Andrew is currently a Fellow at the New York Public Library’s Cullman Center for Scholars and Writers. Here is his selection of books he has enjoyed this year:
I don’t tend to read that many books-of-the-moment, because I’m usually researching something that demands full monogamy on pain of wreaking horrible revenge in the form of shocking biographical errors. At the moment, I’m working on failed Romantic poets, so I’ve been catching up on all the bad literature written between the French Revolution and the accession of Queen Victoria. There’s quite a lot.When I do get a day off, I’m inevitably catching up. This year, for example, was the first time I’ve managed to read anything by Jonathan Lethem, John Le Carre, or Nicole Krauss. I even read Bram Stoker’s Dracula for the first time. Two particular favourites from the catch-up pile were Geoff Dyer’s Out of Sheer Rage: Struggling With DH Lawrence, probably the greatest work ever about not getting work done; and Alan Moore and Eddie Campbell’s From Hell, a graphic novel about the Whitechapel murders that was one of the most bizarre and chilling volumes of any genre I’ve read for quite some time.
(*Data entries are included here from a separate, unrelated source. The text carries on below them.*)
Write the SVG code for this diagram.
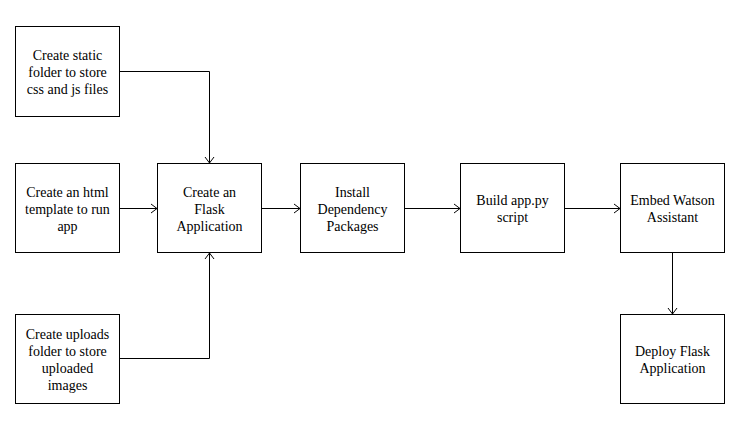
<svg xmlns="http://www.w3.org/2000/svg" width="746" height="430" viewBox="0 0 746 430">
<style>
.box{fill:#fff;stroke:#000;stroke-width:1}
.t{font-family:"Times New Roman",Times,Tinos,"Liberation Serif","Noto Serif","DejaVu Serif",FreeSerif,serif;font-size:14px;fill:#000;text-anchor:middle}
.c{fill:none;stroke:#000;stroke-width:1}
</style>
<defs>
<marker id="arr" markerUnits="userSpaceOnUse" markerWidth="14" markerHeight="14" viewBox="-8 -7 10 14" refX="0" refY="0" orient="auto">
<path d="M-6,-4.5 L0,0 L-6,4.5" fill="none" stroke="#000" stroke-width="1"/>
</marker>
</defs>
<rect width="746" height="430" fill="#fff"/>
<g id="connectors">
<path class="c" d="M119.5,71.5 H209.5 V163" marker-end="url(#arr)"/>
<path class="c" d="M119.5,208.5 H157" marker-end="url(#arr)"/>
<path class="c" d="M119.5,358.5 H209.5 V253" marker-end="url(#arr)"/>
<path class="c" d="M261.5,208.5 H300" marker-end="url(#arr)"/>
<path class="c" d="M404.5,208.5 H460" marker-end="url(#arr)"/>
<path class="c" d="M564.5,208.5 H620" marker-end="url(#arr)"/>
<path class="c" d="M672.5,252.5 V314" marker-end="url(#arr)"/>
</g>
<g id="static">
<rect class="box" x="15.5" y="26.5" width="104" height="90"/>
<text class="t" x="67.5" y="59.5">Create static</text>
<text class="t" x="67.5" y="76.5">folder to store</text>
<text class="t" x="67.5" y="93.5">css and js files</text>
</g>
<g id="html">
<rect class="box" x="15.5" y="163.5" width="104" height="89"/>
<text class="t" x="67.5" y="197">Create an html</text>
<text class="t" x="67.5" y="214">template to run</text>
<text class="t" x="67.5" y="231">app</text>
</g>
<g id="uploads">
<rect class="box" x="15.5" y="314.5" width="104" height="89"/>
<text class="t" x="67.5" y="338.5">Create uploads</text>
<text class="t" x="67.5" y="355.5">folder to store</text>
<text class="t" x="67.5" y="372.5">uploaded</text>
<text class="t" x="67.5" y="389.5">images</text>
</g>
<g id="flask">
<rect class="box" x="157.5" y="163.5" width="104" height="89"/>
<text class="t" x="209.5" y="197">Create an</text>
<text class="t" x="209.5" y="214">Flask</text>
<text class="t" x="209.5" y="231">Application</text>
</g>
<g id="install">
<rect class="box" x="300.5" y="163.5" width="104" height="89"/>
<text class="t" x="352.5" y="197">Install</text>
<text class="t" x="352.5" y="214">Dependency</text>
<text class="t" x="352.5" y="231">Packages</text>
</g>
<g id="build">
<rect class="box" x="460.5" y="163.5" width="104" height="89"/>
<text class="t" x="512.5" y="205">Build app.py</text>
<text class="t" x="512.5" y="222">script</text>
</g>
<g id="embed">
<rect class="box" x="620.5" y="163.5" width="104" height="89"/>
<text class="t" x="672.5" y="205">Embed Watson</text>
<text class="t" x="672.5" y="222">Assistant</text>
</g>
<g id="deploy">
<rect class="box" x="620.5" y="314.5" width="104" height="89"/>
<text class="t" x="672.5" y="356">Deploy Flask</text>
<text class="t" x="672.5" y="373">Application</text>
</g>
</svg>
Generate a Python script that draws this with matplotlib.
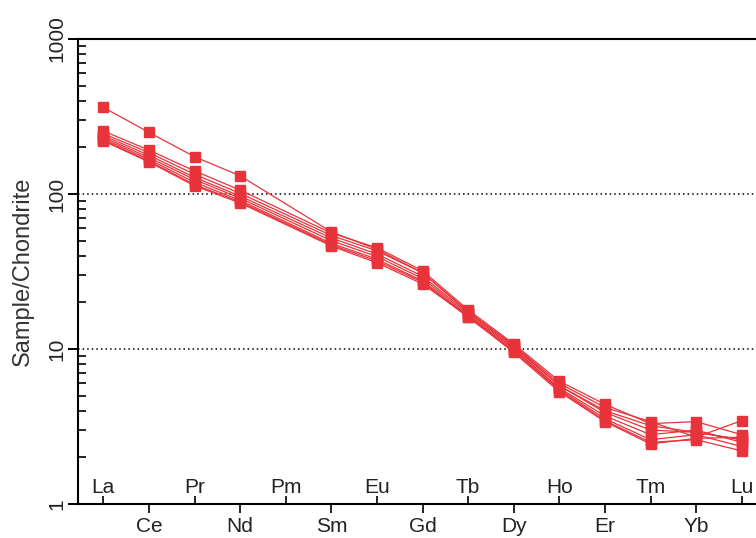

Of recent publications, I was particularly taken with two works of non-fiction: David Grann’s The Lost City of Z: A Legendary British Explorer’s Deadly Quest to Uncover the Secrets of the Amazon, which is the kind of book I aspire to write – a swashbuckling adventure, told with a novelist’s attention to character and plot – and Adrian Nicole LeBlanc’s Random Family: Love, Drugs, Trouble, and Coming of Age in the Bronx, drawing on more than a decade of research and standing as a monument to what good non-fiction can achieve.
Finally, I loved the stories in Mary Gaitskill’s Don’t Cry. I don’t think there is another writer in America capable of writing the emotions with such razor-sharp precision as Gaitskill. The way external phenomena transmute into internal emotional states in her work feels exactly like feeling – at least to me.